# 41 Colson Tandem OG



## Balloonatic (Mar 27, 2017)

Nice OG Colson tandem on the bay... starting high but at least there's a make offer option. 

http://rover.ebay.com/rover/1/711-5...0001&campid=5335809022&icep_item=262913052414


----------



## fordmike65 (Mar 27, 2017)

Seller must have a nice Mercury Comet


----------



## Krakatoa (Mar 27, 2017)

As fordmike65 would say...:eek::eek::eek::eek::eek:!!!

That thing is awesome!! Almost two of everything, what a battleship! I can't imagine how much that puppy weighs, has to be at least 100lbs!!


----------



## Balloonatic (Mar 28, 2017)

Well over 100 lbs! And the Comet is doing fine thanks...


----------



## island schwinn (Mar 28, 2017)

Nice Schwinn


----------



## TR6SC (Mar 28, 2017)

I've heard you can ride these babies from the back seat with no hands!


----------



## PCHiggin (Mar 28, 2017)

Nice looking but a real beast. They're long as an aircraft carrier and weigh near as much. You need an airport to turn them around and cant park them anyplace. My Twinn is a monster but small by comparison.


----------



## catfish (Mar 28, 2017)

Nice bike!


----------



## fordmike65 (Mar 28, 2017)

TR6SC said:


> I've heard you can ride these babies from the back seat with no hands!


----------



## Balloonatic (Mar 28, 2017)

Yes indeedy-do... all true! Except the Schwinn part... gets eyeballs though.


----------



## tripple3 (Mar 28, 2017)

Balloonatic said:


> Yes indeedy-do... all true! Except the Schwinn part... gets eyeballs though.

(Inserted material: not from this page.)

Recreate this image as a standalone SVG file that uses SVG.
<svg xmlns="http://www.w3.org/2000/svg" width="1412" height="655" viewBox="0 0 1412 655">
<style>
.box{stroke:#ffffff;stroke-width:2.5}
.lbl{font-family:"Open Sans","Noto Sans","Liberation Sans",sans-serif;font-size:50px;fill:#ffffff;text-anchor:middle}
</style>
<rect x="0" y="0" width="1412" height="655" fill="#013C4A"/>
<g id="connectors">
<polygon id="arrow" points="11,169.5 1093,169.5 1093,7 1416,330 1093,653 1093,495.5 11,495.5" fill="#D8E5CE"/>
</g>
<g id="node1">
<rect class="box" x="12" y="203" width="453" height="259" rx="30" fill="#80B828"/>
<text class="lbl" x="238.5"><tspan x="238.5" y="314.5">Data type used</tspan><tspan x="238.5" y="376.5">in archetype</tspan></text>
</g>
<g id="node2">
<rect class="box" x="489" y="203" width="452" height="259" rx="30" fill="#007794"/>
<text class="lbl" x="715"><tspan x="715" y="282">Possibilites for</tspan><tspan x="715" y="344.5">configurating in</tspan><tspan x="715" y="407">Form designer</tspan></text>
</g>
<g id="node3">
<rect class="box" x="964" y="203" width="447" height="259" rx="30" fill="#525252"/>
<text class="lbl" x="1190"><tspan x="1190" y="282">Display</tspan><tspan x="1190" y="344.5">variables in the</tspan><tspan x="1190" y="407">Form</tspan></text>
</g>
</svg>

I bet it does get a lot of looks.
So, is this yours? 
Awesome bike. I hope it works out great for both parties. Good Luck.


----------



## Balloonatic (Mar 28, 2017)

You saw this bike on a Foothill Flyers ride once... remember?


----------



## tripple3 (Mar 28, 2017)

Balloonatic said:


> You saw this bike on a Foothill Flyers ride once... remember?

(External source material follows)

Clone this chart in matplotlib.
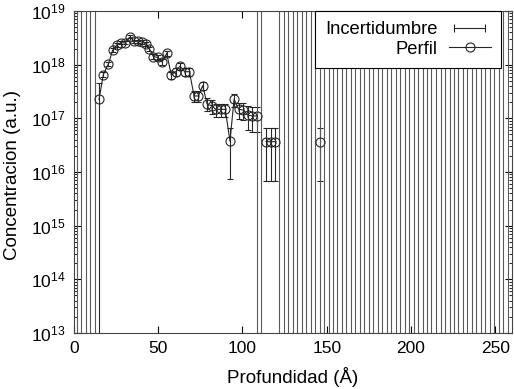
import numpy as np
import matplotlib
matplotlib.use('Agg')
import matplotlib.pyplot as plt
from matplotlib.lines import Line2D
from matplotlib.legend_handler import HandlerLine2D
from matplotlib.ticker import LogLocator, NullFormatter, FixedLocator

plt.rcParams['font.family'] = ['Liberation Sans', 'DejaVu Sans']

# Measured profile points: depth (Å), concentration (a.u.), uncertainty
prof_depth = [14.85, 17.4, 20.4, 23.0, 25.4, 27.9, 30.3, 33.3, 35.6, 38.2,
              40.6, 42.8, 44.7, 47.1, 49.7, 52.3, 55.0, 57.8, 60.4, 62.9,
              65.7, 68.5, 71.3, 73.8, 76.4, 79.0, 81.8, 84.3, 87.1, 89.8,
              92.6, 95.0, 97.8, 100.4, 103.2, 105.7, 108.5,
              114.0, 116.8, 119.5, 145.9]
prof_conc = [2.26e17, 6.5e17, 1.03e18, 1.87e18, 2.32e18, 2.56e18, 2.56e18, 3.32e18, 2.72e18, 2.72e18,
             2.64e18, 2.43e18, 1.99e18, 1.41e18, 1.37e18, 1.12e18, 1.63e18, 6.34e17, 7.4e17, 9.4e17,
             7.4e17, 7.4e17, 2.61e17, 2.61e17, 4.06e17, 1.85e17, 1.70e17, 1.47e17, 1.47e17, 1.47e17,
             3.73e16, 2.26e17, 1.47e17, 1.43e17, 1.15e17, 1.11e17, 1.11e17,
             3.67e16, 3.67e16, 3.67e16, 3.67e16]
prof_err = [2.3e17, 0.7e17, 1.0e17, 1.5e17, 1.7e17, 1.8e17, 1.8e17, 2.2e17, 2.0e17, 2.0e17,
            2.0e17, 1.9e17, 1.7e17, 1.4e17, 1.4e17, 1.3e17, 1.6e17, 1.0e17, 1.2e17, 1.3e17,
            1.2e17, 1.2e17, 0.6e17, 0.6e17, 0.75e17, 0.5e17, 0.5e17, 0.4e17, 0.4e17, 0.4e17,
            3.0e16, 0.6e17, 0.5e17, 0.5e17, 0.55e17, 0.55e17, 0.55e17,
            3.0e16, 3.0e16, 3.0e16, 3.0e16]

# Depths with zero concentration and uncertainty beyond the plotted range
nodata_depth = [1.6, 4.3, 6.9, 9.6, 12.2, 108.5, 111.1,
                121.8, 124.5, 127.1, 129.8, 132.4, 135.1, 137.8, 140.4, 143.1, 145.9,
                148.4, 151.1, 153.7, 156.4, 159.0, 161.7, 164.4, 167.0, 169.7, 172.3,
                175.0, 177.7, 180.3, 183.0, 185.6, 188.3, 191.0, 193.6, 196.3, 198.9,
                201.6, 204.3, 206.9, 209.6, 212.2, 214.9, 217.6, 220.2, 222.9, 225.5,
                228.2, 230.9, 233.5, 236.2, 238.8, 241.5, 244.2, 246.8, 249.5, 252.1,
                254.8, 257.5]
nodata_err = 1e21

x_ticks = [0, 50, 100, 150, 200, 250]

fig = plt.figure(figsize=(5.14, 3.89), dpi=100)
ax = fig.add_axes([74/514, 1 - 333/389, 438/514, 322/389])
ax.set_yscale('log')

lc = '#262626'
nc = '#5a5a5a'
# uncertainty bars
ax.errorbar(prof_depth, prof_conc, yerr=prof_err, fmt='none', ecolor=lc,
            elinewidth=0.8, capsize=2.5, capthick=0.8, zorder=2)
nd = np.array(nodata_depth)
ax.errorbar(nd, np.zeros_like(nd), yerr=np.full_like(nd, nodata_err), fmt='none',
            ecolor=nc, elinewidth=0.8, capsize=2.5, capthick=0.8, zorder=2)

# profile line, broken where there is no data
all_d = np.concatenate([np.array(prof_depth), nd])
all_c = np.concatenate([np.array(prof_conc), np.full_like(nd, np.nan)])
order = np.argsort(all_d, kind='stable')
ax.plot(all_d[order], all_c[order], color=lc, lw=0.8, marker='o', mfc='none',
        mec=lc, ms=6.5, mew=0.8, zorder=3)

ax.set_xlim(0, 260)
ax.set_ylim(1e13, 1e19)
ax.xaxis.set_major_locator(FixedLocator(x_ticks))
ax.yaxis.set_major_locator(LogLocator(base=10, numticks=20))
ax.yaxis.set_minor_locator(LogLocator(base=10, subs=np.arange(2, 10), numticks=20))
ax.yaxis.set_minor_formatter(NullFormatter())

ax.tick_params(which='major', direction='in', top=True, right=True, length=5, width=0.8,
               labelsize=12.5, colors='black')
ax.tick_params(which='minor', direction='in', top=True, right=True, length=2.5, width=0.6)
ax.tick_params(axis='x', pad=6)
ax.tick_params(axis='y', pad=6)
for s in ax.spines.values():
    s.set_linewidth(0.8)
    s.set_color('#444444')

ax.set_xlabel('Profundidad (Å)', fontsize=13.5)
ax.set_ylabel('Concentracion (a.u.)', fontsize=13.5)
ax.xaxis.set_label_coords(0.5, -0.105)
ax.yaxis.set_label_coords(-0.122, 0.49)

h1 = Line2D([], [], color=lc, lw=0.8, marker='|', ms=6, mew=0.8)
h2 = Line2D([], [], color=lc, lw=0.8, marker='o', mfc='none', mec=lc, ms=6.5, mew=0.8)
leg = ax.legend([h1, h2], ['Incertidumbre', 'Perfil'],
                handler_map={h1: HandlerLine2D(numpoints=2), h2: HandlerLine2D(numpoints=1)},
                loc='upper right', bbox_to_anchor=(0.975, 1.0), borderaxespad=0,
                markerfirst=False, frameon=True, fancybox=False, edgecolor='black',
                framealpha=1, facecolor='white', handlelength=2.3, handletextpad=0.6,
                labelspacing=0.15, borderpad=0.55, fontsize=13.2)
leg.get_frame().set_linewidth(0.8)
leg.set_zorder(10)

fig.savefig('out.png', dpi=100)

Yes; I remember it well. Just checking the listed bike is it.
I should have asked to ride it that day!~


----------



## Balloonatic (Mar 29, 2017)

S s s s s s s s s... _SOLD_. 

Buyer has 6 Colson tandems! Nice guy too... and local.


----------



## fordmike65 (Mar 29, 2017)

Balloonatic said:


> S s s s s s s s s... _SOLD_.
> 
> Buyer has 6 Colson tandems! Nice guy too... and local.



Who's this??? Let's all ride them at the next Foothill Flyer's Ride!


----------



## Balloonatic (Mar 29, 2017)

Ah, buyer's an old timer who doesn't seem to ride 'em, just likes to collect 'em. Bought this one because the orig. finish was as nice as he's seen... he'll finesse her up, and put her on display. I asked if he wanted to ride with us sometime, but he didn't seem interested, but you never know, I'll invite him next time there's a ride. 

My last ride on this Colson after owning for over 20 years was with the Foothill Flyers.. there's a photo above with Rustjunkie riding it... even with the 2-speed it was wearing me out pedaling that beast by myself. Unfortunately, wifey won't ride unless it's a conventional tandem with stationary bars.. she's great at pedaling but if the bars move, she's out. So had to sell this one..


----------